Again, a divine messenger opened Hagar’s eyes and she saw a well of water. He also told Hagar that God would “make a great nation” of Ishmael.

According to Arabic traditions and the sacred scriptures of Islam, this water, provided by God to bring Hagar and Ishmael through this most dangerous and harrowing time in the desert, was gathered into something like a basin, and Hagar scooped it up and shaped it, as God would do, and it became a living stream. She used it to nourish herself and her child. He grew older and grew strong and they helped Abraham establish the place that became Mecca.

As Ingrid Mattson (The Story of the Qur’an: It’s History and Place in Muslim Life, p. 230) writes, Hajar (Hagar) is “the spiritual matriarch of Islam” who shows us that all struggle must be preceded by trust in God. The struggle—even when enslaved, and abused, and rejected—is to trust God to provide, and then to resist/struggle: use your voice to cry out for help, use your eyes to seek and to see, to use your hands to shape and to build, and to use your mind to recognize and thank, and plan, and praise the God who provides a future and a way to it.

There is so much more to say about the story of Hagar—much of which I did not know before studying it this summer—so I encourage you to dig deep into it. Of course, that is what I hope we will do with all of the scriptures—dig into it. As we will now do, too quickly, with the story of Rebekah.

Rebekah.

In chapter 24 we are introduced to Rebekah who is to marry Isaac, son of Abraham and Sarah.

At this point, Sarah has died, Hagar and Ishmael are off living in another place, and the last thing the very old Abraham can do to make sure of next step in the fulfilment of God’s promise is to find as wife for Isaac.

Again, providing water is another key element in the story and when the lovely young Rebekah brings water to Abraham’s servant, she is designated by God, and after some back and forth, agrees to marry Isaac. It says that Isaac loved her, really loved her.

Rebekah goes on to be one of the strongest matriarchs in the whole story. She has agency. She uses her voice. She is bold. Her children will identify themselves as “sons of Rebekah” in the years to come.

So, at this point, the story is passed on from Abraham to two separated lines: Hagar’s Ishmael on the one side, and Sarah’s Isaac on the other, with Rebekah as the mother of Israel. The story focusses on Rebekah and, after a long period of infertility, finally her sons, the twins Jacob and Esau.

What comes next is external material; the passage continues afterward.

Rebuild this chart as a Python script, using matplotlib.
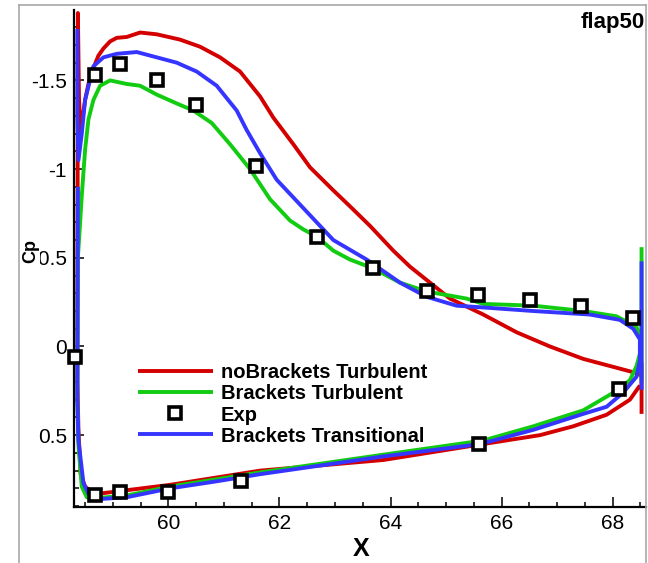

Even before they were born, these two were literally butting heads inside her body. In one of a thousand “reversals” of the norm, the expected, that we find in the scriptures . . . God tells Rebekah that the younger one will overpower the older. The older will serve the younger. The struggle between brothers does not end with Cain and Abel. It keeps reappearing throughout human history.

When the twins were born, the first was Esau, who got his name because he was reddish in colour and hairy. His brother Jacob, which means “heel, came next, clutching tightly to Esau’s heel. Hairy and Heel.

When the boys grew up, Esau became an expert hunter while Jacob was quiet. One loved the outdoors, one preferred things inside the tent. Isaac loved Esau. Rebekah loved Jacob.

One day Jacob was cooking stew and Esau came in from the field, starved. “Give me some of that stew!” Jacob said, “Make me a trade: my stew for your rights as the firstborn.” Esau said, why not? What good is a birthright if I starve to death today?

So, he promised this to Jacob.

Rebekah, recognizing that Isaac was blind and nearing the end of his life, took the opportunity to plan with Jacob to defraud Esau out of his inheritance. The plan works, and Jacob receives the blessing of the firstborn.

Esau’s disappointment, when he realizes what has happened, turns to hatred and he makes a plan to kill Jacob, his brother. Jacob the heel, the sneak, who becomes the one who wrestles with God.

Next week, we’ll continue with Jacob to see if reconciliation between brothers is possible and then, finally, we’ll get to Joseph the Dreamer, the one with the colourful coat.

There is so much new revelation, so many new insights and disturbances, when these familiar stories are considered from the perspective of the women in them – when we intentionally read them from the angle of the one who has less power, the one who is enslaved in one way or another, the one who doesn’t normally get noticed or valued. One thing you see is that God notices them. Every one of these four women have their own personal engagement with God. Often with no men around to see it or mess it up. God is coming to the ones without whom God’s promises cannot be fulfilled.

God needs these women to be the fertile ground in which the promises grow—and it’s not just about giving birth to boys! It’s about giving birth to God’s promises. And they rise to the occasion. The matriarchs are every bit as central to the story as the patriarchs. And, as I’m being reminded this summer, more so.

Wil Gadfrey refers to Alice Walker’s definition, saying, “These women of the Bible are ‘womanish’ – not girlish, frivolous, irresponsible—they act like a woman: outrageous, audacious, courageous . . . grown up, responsible, in charge, serious. Beautiful and, finally, liberated.”

If you’re a Christian, it’s impossible to not think of other women of the bible who are like this. Like Mary, especially in her relationship to Jesus—whose life, death, and resurrection interprets every story. Or the moving story in this Sunday’s gospel about the faith-filled Canaanite woman. Her faith deeply moves Jesus. Her persistence, her understanding, her desire to reach out, to call out, to refuse to be written off. Jesus pays attention to ones like that. Thanks be to God.

I’m praying for all of you this week. Be at peace, in Christ.